FAQs – FLSA outside sales exemption explained
What is the FLSA outside sales exemption?
It is an exception under the Fair Labor Standards Act that allows employers to classify employees who meet specific duties and location tests as exempt from minimum wage and overtime pay requirements.
Do outside sales employees need to be paid on a salary basis?
No. Unlike most other FLSA exemptions, the outside sales exemption does not require that the employee be paid on a salary basis.
Are commission-only outside sales reps exempt from overtime?
Yes. If a commission-only outside sales employee meets the primary duty test and the location test (regularly working away from the office), they are exempt from overtime.
Can remote workers qualify under the outside sales exemption?
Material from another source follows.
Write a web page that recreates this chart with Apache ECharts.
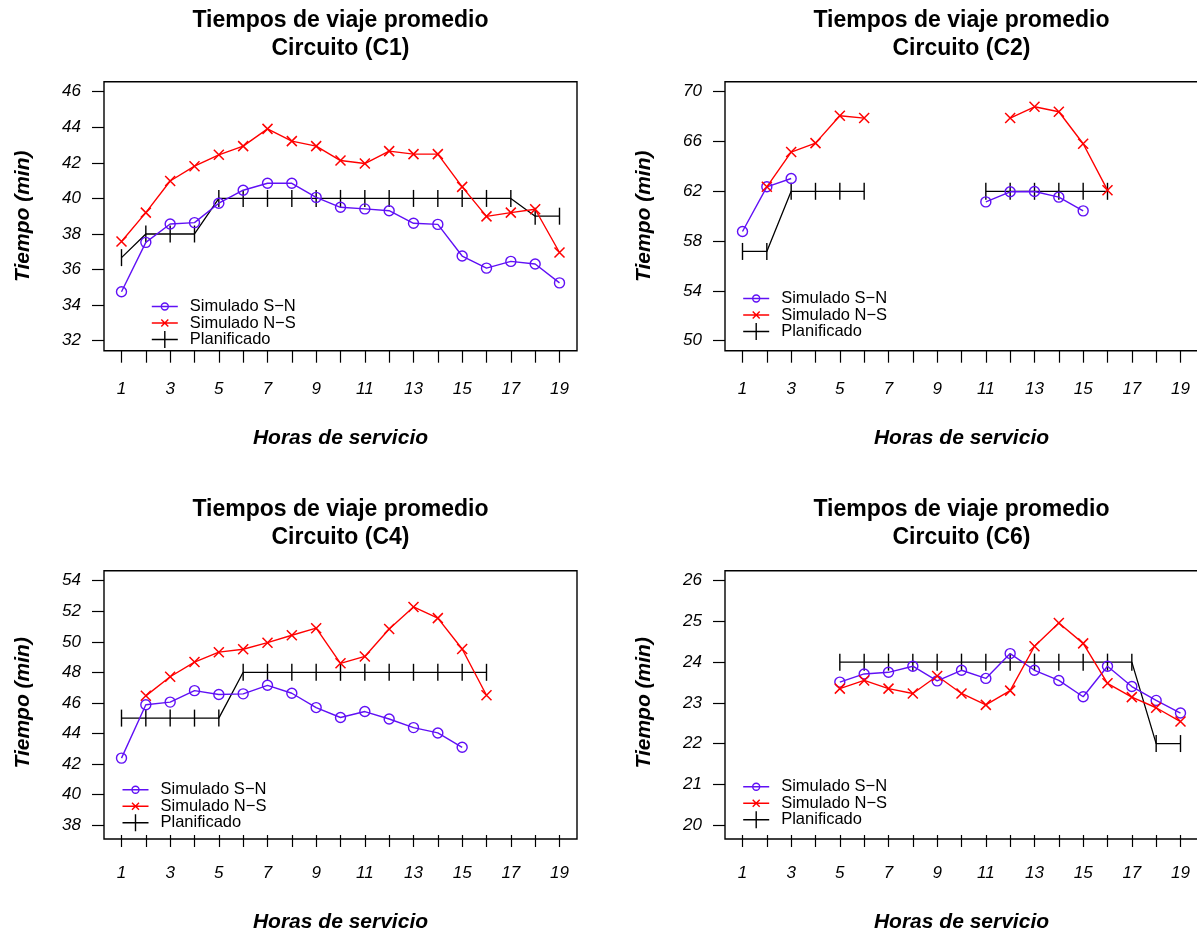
<!DOCTYPE html>
<html><head><meta charset="utf-8">
<script src="https://cdn.jsdelivr.net/npm/echarts@6/dist/echarts.min.js"></script>
<style>html,body{margin:0;padding:0;background:#fff}#c{width:1197px;height:934px}</style>
</head><body><div id="c"></div>
<script>
// ---- data ----
const horas = [1,2,3,4,5,6,7,8,9,10,11,12,13,14,15,16,17,18,19];

const c1SN   = [34.75,37.53,38.56,38.64,39.73,40.46,40.85,40.85,40.06,39.50,39.41,39.31,38.60,38.54,36.76,36.08,36.46,36.31,35.25];
const c1NS   = [37.58,39.20,40.98,41.81,42.45,42.94,43.91,43.22,42.94,42.13,41.96,42.66,42.49,42.49,40.65,38.99,39.20,39.39,36.96];
const c1Plan = [36.67,38,38,38,40,40,40,40,40,40,40,40,40,40,40,40,40,39,39];
const c1YTicks = [32,34,36,38,40,42,44,46];

const c2SN   = [58.77,62.36,63.03,null,null,null,null,null,null,null,61.15,61.96,61.98,61.53,60.43,null,null,null,null];
const c2NS   = [null,62.36,65.15,65.87,68.07,67.88,null,null,null,null,null,67.88,68.79,68.39,65.82,62.09,null,null,null];
const c2Plan = [57.17,57.17,62,62,62,62,null,null,null,null,62,62,62,62,62,62,null,null,null];
const c2YTicks = [50,54,58,62,66,70];

const c4SN   = [42.38,45.88,46.05,46.80,46.55,46.59,47.15,46.63,45.69,45.04,45.43,44.94,44.38,44.03,43.09,null,null,null,null];
const c4NS   = [null,46.46,47.71,48.67,49.32,49.51,49.94,50.43,50.89,48.59,49.04,50.84,52.28,51.55,49.53,46.50,null,null,null];
const c4Plan = [45,45,45,45,45,48,48,48,48,48,48,48,48,48,48,48,null,null,null];
const c4YTicks = [38,40,42,44,46,48,50,52,54];

const c6SN   = [null,null,null,null,23.51,23.71,23.75,23.90,23.54,23.80,23.60,24.21,23.80,23.55,23.15,23.90,23.40,23.06,22.75];
const c6NS   = [null,null,null,null,23.35,23.55,23.35,23.23,23.66,23.23,22.95,23.30,24.39,24.96,24.46,23.48,23.14,22.88,22.54];
const c6Plan = [null,null,null,null,24,24,24,24,24,24,24,24,24,24,24,24,24,22,22];
const c6YTicks = [20,21,22,23,24,25,26];

const xTicks = horas;
const seriesNames = ['Simulado S\u2212N', 'Simulado N\u2212S', 'Planificado'];
const circuitos = ['C1','C2','C4','C6'];

// ---- styling / layout ----
const FONT = '"Liberation Sans", Arial, Helvetica, sans-serif';
const BLUE = '#6010F5', RED = '#FF0000', BLACK = '#000000';
const SYM_CIRCLE = 'path://M10,5A5,5 0 1,1 0,5A5,5 0 1,1 10,5Z';
const SYM_X = 'path://M0,0L10,10M10,0L0,10';
const SYM_BAR = 'path://M5,0L5,10M0,5L0,5M10,5L10,5';
const LEG_SN = 'path://M0,8.5L26,8.5M16.5,8.5A3.5,3.5 0 1,1 9.5,8.5A3.5,3.5 0 1,1 16.5,8.5M0,0L0,0M33,17L33,17';
const LEG_NS = 'path://M0,8.5L26,8.5M9.5,5L16.5,12M16.5,5L9.5,12M0,0L0,0M33,17L33,17';
const LEG_PL = 'path://M0,8.5L26,8.5M13,0L13,17M33,17L33,17';

const layout = [
  {bx:104, gy:91.7,  gh:249,   lx:149.3, ly:295.5},
  {bx:725, gy:91.7,  gh:249,   lx:740.7, ly:287.5},
  {bx:104, gy:580.7, gh:248.3, lx:120,   ly:778.8},
  {bx:725, gy:580.7, gh:248.3, lx:740.7, ly:775.8}
];
const panelData = [
  [c1SN, c1NS, c1Plan, c1YTicks],
  [c2SN, c2NS, c2Plan, c2YTicks],
  [c4SN, c4NS, c4Plan, c4YTicks],
  [c6SN, c6NS, c6Plan, c6YTicks]
];
const BOXW = 473, XIN = 17.5, YIN = 10;

function pairs(arr){ return horas.map((h,k)=>[h, arr[k]==null ? '-' : arr[k]]); }

const grid = [], xAxis = [], yAxis = [], series = [], legend = [], graphic = [];
layout.forEach((L, i) => {
  const [sn, ns, plan, yt] = panelData[i];
  grid.push({left: L.bx + XIN, top: L.gy, width: BOXW - 2*XIN, height: L.gh, containLabel:false});
  xAxis.push({
    type:'value', gridIndex:i, min: xTicks[0], max: xTicks[xTicks.length-1], interval: 1,
    offset: YIN, axisLine:{show:false}, splitLine:{show:false},
    axisTick:{show:true, length:12, lineStyle:{color:BLACK, width:1.2}},
    axisLabel:{margin:30, fontFamily:FONT, fontSize:17, fontStyle:'italic', color:BLACK, lineHeight:17,
      formatter: v => (v % 2 === 1 ? String(v) : '')},
    name:'Horas de servicio', nameLocation:'middle', nameGap:77,
    nameTextStyle:{fontFamily:FONT, fontSize:21, fontWeight:'bold', fontStyle:'italic', color:BLACK, lineHeight:21}
  });
  yAxis.push({
    type:'value', gridIndex:i, min: yt[0], max: yt[yt.length-1], interval: yt[1]-yt[0],
    offset: XIN, axisLine:{show:false}, splitLine:{show:false},
    axisTick:{show:true, length:12, lineStyle:{color:BLACK, width:1.2}},
    axisLabel:{margin:23, fontFamily:FONT, fontSize:17, fontStyle:'italic', color:BLACK},
    name:'Tiempo (min)', nameLocation:'middle', nameGap:70,
    nameTextStyle:{fontFamily:FONT, fontSize:21, fontWeight:'bold', fontStyle:'italic', color:BLACK, lineHeight:21}
  });
  const common = {type:'line', xAxisIndex:i, yAxisIndex:i, clip:false, animation:false, silent:true, showSymbol:true};
  series.push(Object.assign({}, common, {
    name: seriesNames[0], data: pairs(sn), symbol: SYM_CIRCLE, symbolSize: 10, z:3,
    itemStyle:{color:'none', borderColor:BLUE, borderWidth:1.4}, lineStyle:{color:BLUE, width:1.4}
  }));
  series.push(Object.assign({}, common, {
    name: seriesNames[1], data: pairs(ns), symbol: SYM_X, symbolSize: 10, z:3,
    itemStyle:{color:'none', borderColor:RED, borderWidth:1.5}, lineStyle:{color:RED, width:1.4}
  }));
  series.push(Object.assign({}, common, {
    name: seriesNames[2], data: pairs(plan), symbol: SYM_BAR, symbolSize: 17, z:2,
    itemStyle:{color:'none', borderColor:BLACK, borderWidth:1.4}, lineStyle:{color:BLACK, width:1.3}
  }));
  legend.push({
    left: L.lx, top: L.ly, orient:'vertical', padding:0, itemGap:-5.5, itemWidth:33, itemHeight:17,
    selectedMode:false, textStyle:{fontFamily:FONT, fontSize:16.5, color:BLACK, lineHeight:17},
    data:[
      {name: seriesNames[0], icon: LEG_SN, itemStyle:{color:'none', borderColor:BLUE, borderWidth:1.4}},
      {name: seriesNames[1], icon: LEG_NS, itemStyle:{color:'none', borderColor:RED, borderWidth:1.4}},
      {name: seriesNames[2], icon: LEG_PL, itemStyle:{color:'none', borderColor:BLACK, borderWidth:1.4}}
    ]
  });
  const by = L.gy - YIN, bh = L.gh + 2*YIN, cx = L.bx + BOXW/2;
  graphic.push({type:'rect', silent:true, z:100, shape:{x:L.bx, y:by, width:BOXW, height:bh},
    style:{fill:'none', stroke:BLACK, lineWidth:1.4}});
  graphic.push({type:'text', silent:true, x:cx, y:by-61,
    style:{text:'Tiempos de viaje promedio', font:'bold 23px ' + FONT, fill:BLACK, align:'center', verticalAlign:'middle'}});
  graphic.push({type:'text', silent:true, x:cx, y:by-33,
    style:{text:'Circuito (' + circuitos[i] + ')', font:'bold 23px ' + FONT, fill:BLACK, align:'center', verticalAlign:'middle'}});
});

const chart = echarts.init(document.getElementById('c'), null, {renderer:'canvas'});
chart.setOption({
  animation:false, backgroundColor:'#ffffff',
  grid, xAxis, yAxis, series, legend, graphic
});
</script></body></html>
Only if their sales work is primarily performed away from any fixed office, including their home office, through activities like visiting customers or generating sales leads in person.
How does outside sales differ from inside sales under FLSA?
Outside sales requires the primary duty of selling to be performed away from the employer’s place of business, whereas inside sales involves selling primarily from the office via phone or internet.
What documentation should employers keep to prove exemption?
Employers should keep detailed job descriptions that specify “primary duty” and sales activity logs that verify the employee is regularly working away from the office.
What happens if an employer misclassifies outside sales employees?
The employer is subject to lawsuits, payment of all accrued overtime (back pay), and often liquidated damages (doubling the back pay penalty).